Often times you may want to use one of your existing Anaconda environments within your Jupyter session to use libraries specific to your workflow. In order to do so, you must ensure that the Anaconda environment you want to use contains the Python packages "IPyKernel" and "IPython" which are packages that are required by Jupyter. When you create a Jupyter session, Open OnDemand will check through your existing Anaconda environments and create a Jupyter kernel for any Anaconda environment that contains these two packages, and you will be able to select to use that kernel from within the application.

The session will be terminated after the number of hours you specified have elapsed or you terminate the session early with the "Delete" button from the list of sessions. Deleting the session when you are finished will free up queue resources for your lab mates and other users on the system.

RStudio Server

The RStudio app will launch a RStudio session on a compute node and allow you to connect directly to it in a web browser.

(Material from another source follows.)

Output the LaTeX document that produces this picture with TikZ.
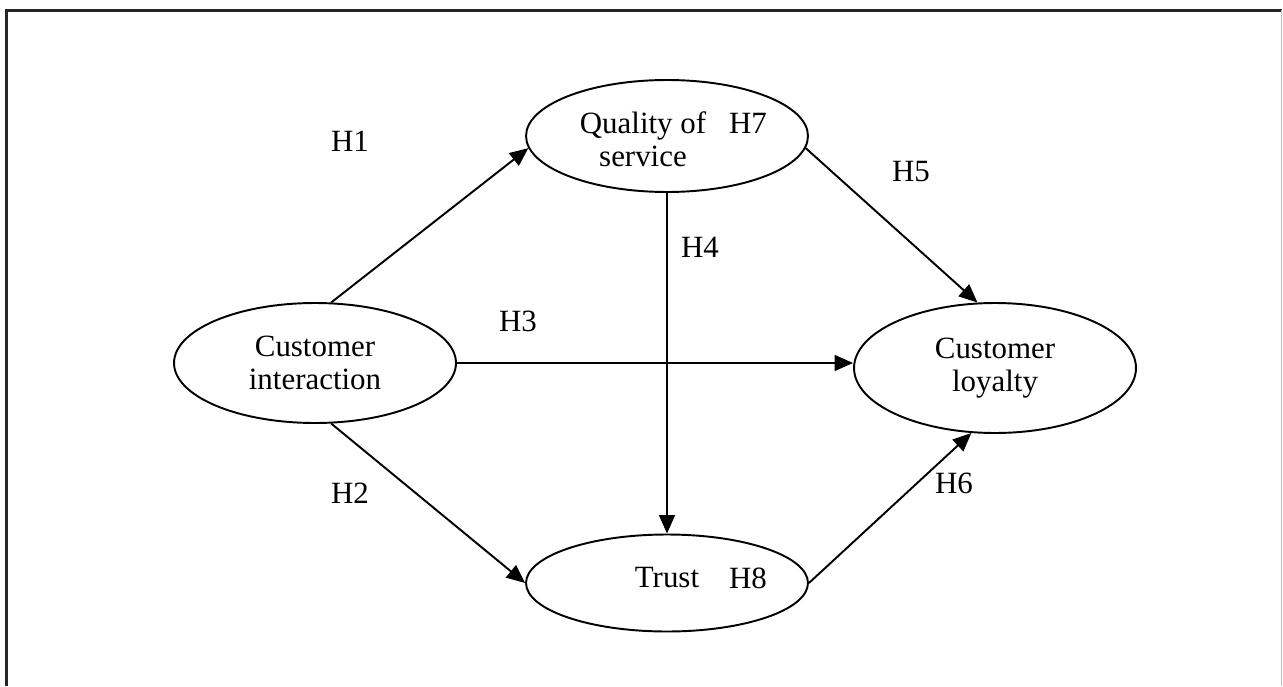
\documentclass[tikz,border=0pt]{standalone}
\usepackage{fontspec}
\setmainfont{Liberation Serif}
\usepackage{tikz}
\usetikzlibrary{arrows.meta, positioning, shapes.geometric}

\begin{document}
\begin{tikzpicture}[x=0.02cm, y=-0.02cm, font=\fontsize{17.6}{18.8}\selectfont]
    % Define styles
    \tikzstyle{construct}=[draw, ellipse, line width=1.1pt, inner sep=0pt, minimum width=5.64cm, align=center]
    \tikzstyle{hyp}=[inner sep=1pt]
    \tikzstyle{link}=[-{Triangle[length=10.5pt, width=9pt]}, line width=1.1pt]

    \useasboundingbox (0,0) rectangle (1283,686);

    % Outer frame (open at the bottom)
    \draw[line width=1.5pt, black!85] (6.5,686) -- (6.5,10.3) -- (1281.5,10.3);
    \draw[line width=0.8pt, black!25] (1281.5,10.3) -- (1281.5,686);

    % Constructs
    \node[construct, minimum height=2.4cm] (ci) at (315,363) {Customer\\interaction};
    \node[construct, minimum height=2.24cm] (qos) at (667,136) {};
    \node (qostext) at (643,139) [align=center] {Quality of\\service};
    \node[construct, minimum height=2.6cm] (cl) at (995,368) {Customer\\loyalty};
    \node[construct, minimum height=1.94cm] (trust) at (667,583) {};
    \node (trusttext) at (667,578) {Trust};

    % Paths
    \draw[link] (ci.75) -- (qos.185);
    \draw[link] (ci.285) -- (trust.west);
    \draw[link] (ci.east) -- (ci.east -| cl.west);
    \draw[link] (qos.south) -- (trust.north);
    \draw[link] (qos.355) -- (cl.105);
    \draw[link] (trust.east) -- (cl.250);

    % Hypothesis labels
    \node[hyp] (h1) at (350,141) {H1};
    \node[hyp] (h2) at (350,493) {H2};
    \node[hyp] (h3) at (518,321) {H3};
    \node[hyp] (h4) at (700,247) {H4};
    \node[hyp] (h5) at (911,172) {H5};
    \node[hyp] (h6) at (954,483) {H6};
    \node[hyp] (h7) at (748,123) {H7};
    \node[hyp] (h8) at (748,578) {H8};
\end{tikzpicture}
\end{document}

To launch a RStudio session on a compute node, select the RStudio app. From the submit form, select from the available options - the queue to which you wish to submit, and the number of wallclock hours you wish to have job running. There is also a checkbox that enable a notification to your email when the job starts.

After the interactive job is submitted you will be taken to your list of active interactive app sessions. You can monitor the status of the job from here until it starts, or if you enabled the email notification, watch your Purdue email for the notification the job has started.

Once it is indicated the job has started you can connect to the desktop with the "Connect to RStudio Server" button. The session will be terminated after the wallclock hours you specified have elapsed or you terminate the session early with the "Delete" button from the list of sessions. Deleting the session when you are finished will free up queue resources for your lab mates and other users on the system.

Windows Desktop

The Windows Desktop app will launch a Windows desktop session on a compute node. This is similar to using the Windows menu launcher through Thinlinc, however, this gives you a Windows desktop directly on a compute node instead on a front-end.

To launch a Windows session on a compute node, select the Windows Desktop app. From the submit form, select from the available options - choose from the basic Windows configuration or the GIS configured image, the queue to which you wish to submit, and the number of wallclock hours you wish to have job running. There is also a checkbox that enable a notification to your email when the job starts.

This will create a file in your scratch space called windows-base.qcow2 or windows-gis.qcow2. If the file already exists, the existing image will be restarted. You can delete or rename the image at any time through the Files App to generate a fresh image. You can only have one instance of the image running at a time or corruption will occur. There are lock files to prevent this, but be mindful of this restriction. It is also recommended you make periodic backups of the image if you are making any modifications to it.

After the interactive job is submitted you will be taken to your list of active interactive app sessions. You can monitor the status of the job from here until it starts, or if you enabled the email notification, watch your Purdue email for the notification the job has started.

Once it is indicated the job has started you can connect to the desktop with the "Launch noVNC in New Tab" button. The session will be terminated after the wallclock hours you specified have elapsed or you terminate the session early with the "Delete" button from the list of sessions. Deleting the session when you are finished will free up queue resources for your lab mates and other users on the system.